● Dataset records
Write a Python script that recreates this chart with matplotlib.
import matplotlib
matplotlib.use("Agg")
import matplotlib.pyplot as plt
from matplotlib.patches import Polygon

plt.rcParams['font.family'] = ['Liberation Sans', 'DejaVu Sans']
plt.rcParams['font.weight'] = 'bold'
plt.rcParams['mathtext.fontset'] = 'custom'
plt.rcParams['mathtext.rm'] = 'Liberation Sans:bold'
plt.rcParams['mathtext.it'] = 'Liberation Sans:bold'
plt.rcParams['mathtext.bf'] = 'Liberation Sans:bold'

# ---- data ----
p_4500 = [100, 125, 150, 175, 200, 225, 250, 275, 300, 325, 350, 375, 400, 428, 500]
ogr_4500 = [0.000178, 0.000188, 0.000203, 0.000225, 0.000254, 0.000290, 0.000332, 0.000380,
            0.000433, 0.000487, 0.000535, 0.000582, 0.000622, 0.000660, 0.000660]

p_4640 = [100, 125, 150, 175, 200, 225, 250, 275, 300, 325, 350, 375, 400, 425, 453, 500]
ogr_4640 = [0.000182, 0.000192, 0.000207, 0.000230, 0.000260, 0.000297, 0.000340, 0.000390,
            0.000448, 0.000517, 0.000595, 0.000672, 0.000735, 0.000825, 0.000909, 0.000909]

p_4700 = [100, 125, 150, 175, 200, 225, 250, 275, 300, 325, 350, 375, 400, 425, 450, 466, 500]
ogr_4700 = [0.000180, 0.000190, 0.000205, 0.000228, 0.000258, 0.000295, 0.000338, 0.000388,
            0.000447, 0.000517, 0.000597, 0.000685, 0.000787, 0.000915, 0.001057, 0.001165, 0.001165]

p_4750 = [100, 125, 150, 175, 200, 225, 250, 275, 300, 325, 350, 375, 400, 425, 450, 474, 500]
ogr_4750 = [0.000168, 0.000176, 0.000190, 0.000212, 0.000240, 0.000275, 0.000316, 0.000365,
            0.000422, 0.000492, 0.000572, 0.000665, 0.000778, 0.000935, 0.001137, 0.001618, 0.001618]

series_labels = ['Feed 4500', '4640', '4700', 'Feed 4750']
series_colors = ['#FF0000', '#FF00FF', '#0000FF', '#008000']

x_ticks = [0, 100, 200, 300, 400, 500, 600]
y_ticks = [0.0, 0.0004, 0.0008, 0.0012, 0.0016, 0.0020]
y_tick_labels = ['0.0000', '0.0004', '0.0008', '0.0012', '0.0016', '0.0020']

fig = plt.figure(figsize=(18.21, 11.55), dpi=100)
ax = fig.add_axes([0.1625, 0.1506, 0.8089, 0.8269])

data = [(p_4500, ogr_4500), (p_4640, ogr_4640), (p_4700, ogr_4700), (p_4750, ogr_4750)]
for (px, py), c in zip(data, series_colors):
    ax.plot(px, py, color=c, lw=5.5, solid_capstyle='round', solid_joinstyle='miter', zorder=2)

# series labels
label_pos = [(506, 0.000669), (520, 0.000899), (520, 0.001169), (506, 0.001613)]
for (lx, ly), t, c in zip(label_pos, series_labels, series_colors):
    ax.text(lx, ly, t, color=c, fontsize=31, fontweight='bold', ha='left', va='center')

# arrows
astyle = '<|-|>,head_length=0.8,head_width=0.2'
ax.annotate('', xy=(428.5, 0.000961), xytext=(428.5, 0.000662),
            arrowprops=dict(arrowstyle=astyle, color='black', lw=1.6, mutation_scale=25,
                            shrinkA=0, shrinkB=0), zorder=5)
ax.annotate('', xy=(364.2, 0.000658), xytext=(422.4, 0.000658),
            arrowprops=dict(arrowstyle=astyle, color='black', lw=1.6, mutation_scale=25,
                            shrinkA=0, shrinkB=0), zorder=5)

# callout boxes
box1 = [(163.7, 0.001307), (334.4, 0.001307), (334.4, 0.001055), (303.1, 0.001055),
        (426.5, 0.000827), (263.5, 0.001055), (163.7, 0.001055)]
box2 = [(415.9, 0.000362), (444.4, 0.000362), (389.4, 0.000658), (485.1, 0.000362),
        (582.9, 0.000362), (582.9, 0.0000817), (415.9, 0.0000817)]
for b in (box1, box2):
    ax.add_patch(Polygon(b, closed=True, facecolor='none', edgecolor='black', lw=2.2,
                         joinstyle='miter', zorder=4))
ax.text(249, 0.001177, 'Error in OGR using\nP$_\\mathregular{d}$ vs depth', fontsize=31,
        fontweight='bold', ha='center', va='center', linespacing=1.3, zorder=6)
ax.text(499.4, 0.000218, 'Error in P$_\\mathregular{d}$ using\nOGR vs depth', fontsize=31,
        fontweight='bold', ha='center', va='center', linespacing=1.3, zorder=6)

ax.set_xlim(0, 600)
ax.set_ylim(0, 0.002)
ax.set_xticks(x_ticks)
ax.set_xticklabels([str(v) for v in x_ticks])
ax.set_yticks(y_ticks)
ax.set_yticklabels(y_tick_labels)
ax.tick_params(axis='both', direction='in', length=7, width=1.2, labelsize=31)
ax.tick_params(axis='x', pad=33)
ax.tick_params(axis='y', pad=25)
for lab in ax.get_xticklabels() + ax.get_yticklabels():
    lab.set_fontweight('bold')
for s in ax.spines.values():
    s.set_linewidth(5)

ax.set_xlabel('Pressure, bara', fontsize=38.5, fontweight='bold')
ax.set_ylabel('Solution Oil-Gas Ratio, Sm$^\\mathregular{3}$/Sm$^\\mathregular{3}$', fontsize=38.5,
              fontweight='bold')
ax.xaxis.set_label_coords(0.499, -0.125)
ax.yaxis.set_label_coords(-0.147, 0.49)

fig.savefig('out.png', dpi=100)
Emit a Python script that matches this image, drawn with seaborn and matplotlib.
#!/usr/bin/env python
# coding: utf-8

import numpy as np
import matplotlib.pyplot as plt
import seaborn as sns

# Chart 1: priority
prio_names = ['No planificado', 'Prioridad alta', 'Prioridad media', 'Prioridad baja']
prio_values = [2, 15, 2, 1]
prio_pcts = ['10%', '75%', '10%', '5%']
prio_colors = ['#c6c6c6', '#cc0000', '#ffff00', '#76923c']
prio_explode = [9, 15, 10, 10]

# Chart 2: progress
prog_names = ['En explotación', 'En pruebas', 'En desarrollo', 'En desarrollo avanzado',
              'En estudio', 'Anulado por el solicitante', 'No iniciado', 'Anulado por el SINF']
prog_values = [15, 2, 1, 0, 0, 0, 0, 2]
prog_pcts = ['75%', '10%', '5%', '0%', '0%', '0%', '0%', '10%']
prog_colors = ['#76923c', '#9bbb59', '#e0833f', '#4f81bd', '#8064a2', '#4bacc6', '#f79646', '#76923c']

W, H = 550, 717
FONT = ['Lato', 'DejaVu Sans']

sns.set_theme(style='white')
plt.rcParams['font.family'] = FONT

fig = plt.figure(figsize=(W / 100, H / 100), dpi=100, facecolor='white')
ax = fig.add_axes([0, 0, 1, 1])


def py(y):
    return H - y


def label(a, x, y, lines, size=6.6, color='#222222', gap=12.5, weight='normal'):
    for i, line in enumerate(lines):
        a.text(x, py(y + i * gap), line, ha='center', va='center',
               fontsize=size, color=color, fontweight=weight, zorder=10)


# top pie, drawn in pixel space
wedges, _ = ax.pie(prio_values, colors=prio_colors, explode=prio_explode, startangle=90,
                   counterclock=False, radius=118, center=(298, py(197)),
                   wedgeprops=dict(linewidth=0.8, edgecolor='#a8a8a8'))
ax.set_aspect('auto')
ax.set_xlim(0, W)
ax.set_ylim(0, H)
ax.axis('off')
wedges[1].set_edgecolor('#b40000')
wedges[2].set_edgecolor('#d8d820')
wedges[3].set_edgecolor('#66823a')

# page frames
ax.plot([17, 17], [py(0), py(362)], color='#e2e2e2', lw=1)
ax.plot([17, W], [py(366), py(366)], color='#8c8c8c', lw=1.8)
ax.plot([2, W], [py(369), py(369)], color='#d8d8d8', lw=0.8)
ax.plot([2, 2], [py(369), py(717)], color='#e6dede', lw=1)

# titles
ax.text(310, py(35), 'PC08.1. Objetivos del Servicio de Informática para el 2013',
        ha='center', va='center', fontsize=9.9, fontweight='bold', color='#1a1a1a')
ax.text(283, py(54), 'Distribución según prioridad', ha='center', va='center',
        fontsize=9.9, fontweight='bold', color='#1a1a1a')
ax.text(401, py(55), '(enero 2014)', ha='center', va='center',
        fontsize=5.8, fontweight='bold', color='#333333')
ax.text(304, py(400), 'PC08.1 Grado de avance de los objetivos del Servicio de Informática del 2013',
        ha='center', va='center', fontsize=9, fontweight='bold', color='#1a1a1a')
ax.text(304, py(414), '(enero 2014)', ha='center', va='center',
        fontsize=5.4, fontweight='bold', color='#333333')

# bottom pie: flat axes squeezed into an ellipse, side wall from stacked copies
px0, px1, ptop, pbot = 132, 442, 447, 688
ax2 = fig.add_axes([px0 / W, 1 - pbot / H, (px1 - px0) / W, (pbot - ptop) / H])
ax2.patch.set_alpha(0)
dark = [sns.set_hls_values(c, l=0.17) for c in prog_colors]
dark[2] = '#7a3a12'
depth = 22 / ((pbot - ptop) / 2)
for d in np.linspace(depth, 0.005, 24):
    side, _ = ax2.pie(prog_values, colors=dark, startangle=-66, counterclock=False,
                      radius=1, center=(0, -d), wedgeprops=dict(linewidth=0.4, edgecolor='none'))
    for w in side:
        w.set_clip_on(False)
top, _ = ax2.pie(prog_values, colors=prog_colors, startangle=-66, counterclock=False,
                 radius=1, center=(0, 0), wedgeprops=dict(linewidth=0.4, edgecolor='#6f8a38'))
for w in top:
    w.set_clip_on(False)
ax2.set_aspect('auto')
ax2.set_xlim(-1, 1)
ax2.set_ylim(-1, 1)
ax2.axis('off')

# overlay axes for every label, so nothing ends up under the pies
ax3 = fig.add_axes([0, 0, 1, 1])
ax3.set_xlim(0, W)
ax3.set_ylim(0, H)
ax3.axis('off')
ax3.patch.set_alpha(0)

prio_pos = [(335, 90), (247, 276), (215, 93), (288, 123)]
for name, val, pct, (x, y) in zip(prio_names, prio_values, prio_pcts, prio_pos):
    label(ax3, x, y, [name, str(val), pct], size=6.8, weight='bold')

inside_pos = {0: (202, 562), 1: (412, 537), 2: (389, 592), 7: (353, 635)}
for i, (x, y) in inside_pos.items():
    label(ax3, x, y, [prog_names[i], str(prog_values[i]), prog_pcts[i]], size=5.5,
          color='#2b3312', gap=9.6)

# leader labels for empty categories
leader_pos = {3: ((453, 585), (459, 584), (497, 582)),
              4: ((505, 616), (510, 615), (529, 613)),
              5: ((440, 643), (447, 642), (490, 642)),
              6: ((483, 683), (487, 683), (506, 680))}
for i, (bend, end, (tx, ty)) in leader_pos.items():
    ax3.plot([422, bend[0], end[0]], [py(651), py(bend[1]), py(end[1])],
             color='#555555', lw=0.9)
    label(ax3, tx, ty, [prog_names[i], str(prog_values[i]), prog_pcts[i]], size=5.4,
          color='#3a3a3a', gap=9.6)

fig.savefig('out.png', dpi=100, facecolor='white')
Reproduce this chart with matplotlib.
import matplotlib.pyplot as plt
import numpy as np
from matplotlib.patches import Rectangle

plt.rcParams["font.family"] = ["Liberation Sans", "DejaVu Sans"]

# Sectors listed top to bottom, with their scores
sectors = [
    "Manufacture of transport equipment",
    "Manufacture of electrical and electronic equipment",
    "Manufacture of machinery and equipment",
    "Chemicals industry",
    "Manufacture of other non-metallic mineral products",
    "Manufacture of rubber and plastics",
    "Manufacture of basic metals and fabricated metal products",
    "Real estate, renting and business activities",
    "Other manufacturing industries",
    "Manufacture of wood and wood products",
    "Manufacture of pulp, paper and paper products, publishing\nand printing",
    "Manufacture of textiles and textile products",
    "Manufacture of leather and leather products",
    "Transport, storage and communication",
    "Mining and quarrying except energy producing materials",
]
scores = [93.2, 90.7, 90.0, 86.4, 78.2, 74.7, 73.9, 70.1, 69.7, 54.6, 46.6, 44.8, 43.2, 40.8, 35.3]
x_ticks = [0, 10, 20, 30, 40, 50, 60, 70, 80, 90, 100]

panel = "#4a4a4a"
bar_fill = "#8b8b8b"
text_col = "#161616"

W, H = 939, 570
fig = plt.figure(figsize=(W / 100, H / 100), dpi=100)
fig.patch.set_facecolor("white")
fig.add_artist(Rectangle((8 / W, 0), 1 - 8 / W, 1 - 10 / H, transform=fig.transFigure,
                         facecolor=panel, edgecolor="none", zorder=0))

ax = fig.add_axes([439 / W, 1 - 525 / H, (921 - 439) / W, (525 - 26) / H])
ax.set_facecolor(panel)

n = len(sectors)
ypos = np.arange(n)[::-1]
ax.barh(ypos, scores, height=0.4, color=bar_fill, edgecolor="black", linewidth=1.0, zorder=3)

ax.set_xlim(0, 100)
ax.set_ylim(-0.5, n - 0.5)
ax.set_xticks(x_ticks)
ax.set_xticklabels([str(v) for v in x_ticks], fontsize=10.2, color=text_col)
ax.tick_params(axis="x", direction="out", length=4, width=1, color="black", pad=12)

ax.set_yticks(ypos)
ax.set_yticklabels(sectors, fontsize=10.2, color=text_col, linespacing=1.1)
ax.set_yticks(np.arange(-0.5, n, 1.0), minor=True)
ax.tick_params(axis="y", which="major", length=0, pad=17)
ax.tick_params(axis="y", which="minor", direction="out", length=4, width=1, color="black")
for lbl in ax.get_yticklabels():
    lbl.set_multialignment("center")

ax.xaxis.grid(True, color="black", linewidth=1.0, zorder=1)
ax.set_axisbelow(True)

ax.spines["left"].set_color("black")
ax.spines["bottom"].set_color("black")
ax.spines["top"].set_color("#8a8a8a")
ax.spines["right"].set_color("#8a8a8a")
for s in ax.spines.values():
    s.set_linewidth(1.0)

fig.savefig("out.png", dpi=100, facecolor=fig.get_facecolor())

● Job
Pick out each line that holds the string "this".

● Output below
Write a Python script that recreates this chart with matplotlib.
Emit a Python script that matches this image, drawn with seaborn and matplotlib.
Reproduce this chart with matplotlib.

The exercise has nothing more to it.